Harper Dennis Hobbs (HDH) has updated its ranking of European towns and cities by retail spend. London’s West End still tops the table and there are no changes in the top six retail centres – which include Paris, Madrid, Rome, Munich and Berlin – but the rankings identify a shift in growing markets and what influences retailers should take into account in tailoring their expansion strategies.
The research finds that global events and volatile economic conditions are impacting significantly on retail hubs, with changes in local consumer spending levels, retail expansions and competing developments also affecting which centres are on the rise or decline.
Jonathan De Mello, Head of Retail Consultancy at HDH commented:“These rankings take into account both retail sales growth and new retail development, allowing retailers to comprehensively understand which centres are on the rise and plan accordingly. The rankings are therefore particularly useful for identifying growing markets. While the level of consumer spend coming to a city is a key factor in its success, other elements, such as out-of-town developments, can significantly impact the performance of a centre. These rankings are a crucial insight into Europe’s current retail hierarchy.”
Most notably this year, Barcelona has replaced Istanbul in 8th place, as a result of improving sales in Spain and the opening of flagship stores for brands such as H&M and Zara, alongside a thriving out of town shopping centre market in Turkey, which has had a negative impact on the centre of Istanbul. Centres such as Akasya Park (which won the ICSC award for best large shopping centre development in 2015) and Axis Istanbul, plus the country’s volatile currency fluctuations and worsening geo-political climate, has impacted retail sales growth negatively.
Further down the rankings, Leeds moves up one place to 20, following the opening of John Lewis, which anchors the new Victoria Gate. In Russia, both Moscow and St Petersburg fell heavily in the rankings, due to ongoing political instability, volatile oil price swings, the devaluation of the Ruble and the aftermath of Russia’s economic recession. Major Russian cities have also been impacted by significant out of town retail developments, such as the 38,000 sq m Metropolis Mall extension and the opening of the 60,000 sq m Oceania Mall. Strong consumer spending growth for Dublin, Marseille and Lyon have pushed them up the rankings, giving them similar market size to Hamburg, Copenhagen and Oslo, which have experienced relatively lower retail sales growth in the past year.
The opening of the 45,000 sq m Docks Bruxsel on the Bassin Vergote (Brussels), featuring brands such as Levi’s, MAC Cosmetics and Michael Kors, has had a dampening effect on spend in the city centre, and Brussels’ market size has fallen by 1.7% as a result. However, it still increased by two places due to St. Petersburg falling. In Southern Europe, Greece’s retail market is still afflicted by the very deep economic recession, with the economy fluctuating between positive and negative GDP growth throughout 2016. While such volatile swings wreak havoc on consumer confidence, Ermou and Voukourestiou Street – Athens’ two main shopping streets – have seen consistent rental growth in 2016, and are seeing higher levels of demand from international retailers.

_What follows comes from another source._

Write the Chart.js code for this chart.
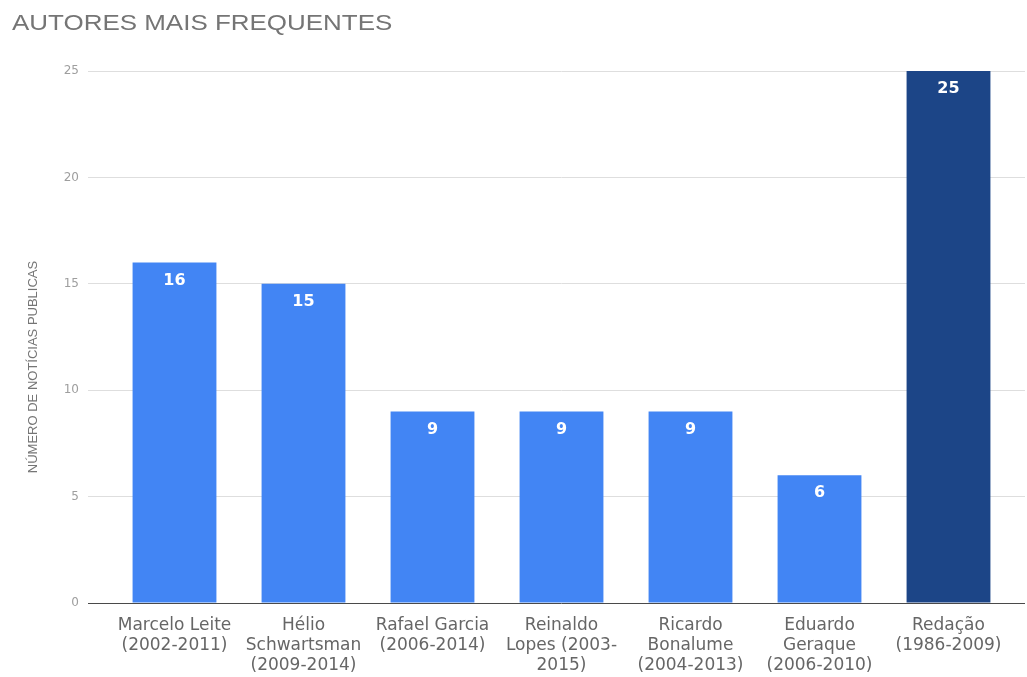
<!DOCTYPE html>
<html>
<head>
<meta charset="utf-8">
<script src="https://cdn.jsdelivr.net/npm/chart.js@4.4.1/dist/chart.umd.min.js"></script>
<style>
  html, body { margin: 0; padding: 0; background: #fff; }
  #wrap { width: 1027px; height: 677px; }
</style>
</head>
<body>
<div id="wrap"><canvas id="autoresChart" width="1027" height="677"></canvas></div>
<script>
const autores = [
    ['Marcelo Leite', '(2002-2011)'],
    ['Hélio', 'Schwartsman', '(2009-2014)'],
    ['Rafael Garcia', '(2006-2014)'],
    ['Reinaldo', 'Lopes (2003-', '2015)'],
    ['Ricardo', 'Bonalume', '(2004-2013)'],
    ['Eduardo', 'Geraque', '(2006-2010)'],
    ['Redação', '(1986-2009)']
];
const noticias = [16, 15, 9, 9, 9, 6, 25];
const yTicks = [0, 5, 10, 15, 20, 25];

const tituloGrafico = 'AUTORES MAIS FREQUENTES';
const tituloEixoY = 'NÚMERO DE NOTÍCIAS PUBLICAS';

const corBarra = '#4285f4';
const corDestaque = '#1c4587';
const corGrade = '#dedede';
const corZero = '#4a4a4a';

// last bar (Redação) stands out in dark blue
const coresBarras = noticias.map((v, i) => i === noticias.length - 1 ? corDestaque : corBarra);

function gradeCor(ctx) {
    return ctx.tick && ctx.tick.value === 0 ? corZero : corGrade;
}

// chart title and rotated y axis title
const titulos = {
    id: 'titulos',
    afterDraw(chart) {
        const c = chart.ctx;
        c.save();
        c.fillStyle = '#757575';
        c.textBaseline = 'alphabetic';
        c.textAlign = 'left';
        c.font = '22px "Liberation Sans", Arial, sans-serif';
        c.translate(12, 30);
        c.scale(1.18, 1);
        c.fillText(tituloGrafico, 0, 0);
        c.restore();

        c.save();
        c.fillStyle = '#757575';
        c.font = '13px "Liberation Sans", Arial, sans-serif';
        c.textAlign = 'center';
        c.textBaseline = 'middle';
        c.translate(33, 367);
        c.rotate(-Math.PI / 2);
        c.fillText(tituloEixoY, 0, 0);
        c.restore();
    }
};

// white value inside the top of each bar
const valoresBarras = {
    id: 'valoresBarras',
    afterDatasetsDraw(chart) {
        const c = chart.ctx;
        const meta = chart.getDatasetMeta(0);
        c.save();
        c.fillStyle = '#ffffff';
        c.font = 'bold 16px "DejaVu Sans", sans-serif';
        c.textAlign = 'center';
        c.textBaseline = 'middle';
        meta.data.forEach((bar, i) => {
            c.fillText(String(noticias[i]), bar.x, bar.y + 18);
        });
        c.restore();
    }
};

const ctx = document.getElementById('autoresChart').getContext('2d');
const autoresChart = new Chart(ctx, {
    type: 'bar',
    data: {
        labels: autores,
        datasets: [{
            data: noticias,
            backgroundColor: coresBarras,
            borderWidth: 0,
            barPercentage: 0.65,
            categoryPercentage: 1.0
        }]
    },
    options: {
        responsive: false,
        animation: false,
        events: [],
        layout: {
            padding: { top: 71, left: 0, right: 2, bottom: 0 }
        },
        plugins: {
            legend: { display: false },
            title: { display: false },
            tooltip: { enabled: false }
        },
        scales: {
            x: {
                grid: { display: false },
                border: { display: false },
                ticks: {
                    padding: 5,
                    maxRotation: 0,
                    autoSkip: false,
                    color: '#666666',
                    font: { family: '"DejaVu Sans", sans-serif', size: 17, lineHeight: 1.16 }
                },
                afterFit(scale) { scale.height = 74; }
            },
            y: {
                min: 0,
                max: 25,
                afterBuildTicks(scale) {
                    scale.ticks = yTicks.map(v => ({ value: v }));
                },
                grid: {
                    color: gradeCor,
                    tickColor: gradeCor,
                    tickLength: 22
                },
                border: { display: false },
                ticks: {
                    padding: 9,
                    color: '#9e9e9e',
                    font: { family: '"DejaVu Sans", sans-serif', size: 12 }
                },
                afterFit(scale) { scale.width = 110; }
            },
            y2: {
                position: 'right',
                min: 0,
                max: 25,
                afterBuildTicks(scale) {
                    scale.ticks = yTicks.map(v => ({ value: v }));
                },
                grid: {
                    drawOnChartArea: false,
                    color: gradeCor,
                    tickColor: gradeCor,
                    tickLength: 12
                },
                border: { display: false },
                ticks: { display: false },
                afterFit(scale) { scale.width = 12; }
            }
        }
    },
    plugins: [titulos, valoresBarras]
});
</script>
</body>
</html>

Back in the UK, both Cardiff and Newcastle have grown in market size by over 1%, moving ahead of Athens. Warsaw has been another strong performer, with above average retail sales growth and an increase in its market size of over 3%, pushing it above Antwerp and Helsinki in the rankings. While no major developments opened in 2016, the opening of Galeria Północna, a 64,000 sq m shopping centre with 220 shops, may reduce Warsaw’s market size when it opens in 2017.
While there is ongoing uncertainty following the UK’s ‘Brexit’ referendum, positive retail sales growth in January, make it the 45th consecutive month of year-on-year growth for the UK and the EU economy also grew as a whole. However, the triggering of Article 50 is expected to have a wide-ranging impact on European retail, and the ambiguity may result in some retailers limiting their exposure to the UK. Notwithstanding this, we still expect London to remain Europe’s pre-eminent retail centre for some time to come, with supply of trail stock still outstripped by significant – and ever growing – demand.
Although there were no new entrants in the top 50, several cities improved their market size in Europe. Sofia in Bulgaria, for example, currently has a low density of out-of-town malls competing with the city centre, and retail sales growth has been improving. Looking forward, large scale developments may impact the rankings, such as Westfield Milan, expected to open in 2019, the Westfield London extension opening later this year, and Galeria Północna in Warsaw, also due to open in 2017.
Andrew Bathurst, Director of HDH’s International team commented: “These rankings provide a unique perspective on the changes in the European retail environment in the past year. Harper Dennis Hobbs’ analytical knowledge, and experience of global retail property, has helped to produce a clear representation of Europe’s best centres, which retailers can use to evaluate their portfolios and tailor their expansion strategies in the future.”
The research analyses 15,000 towns and cities across Europe and calculates the flow of spend to each via a ‘gravity model’.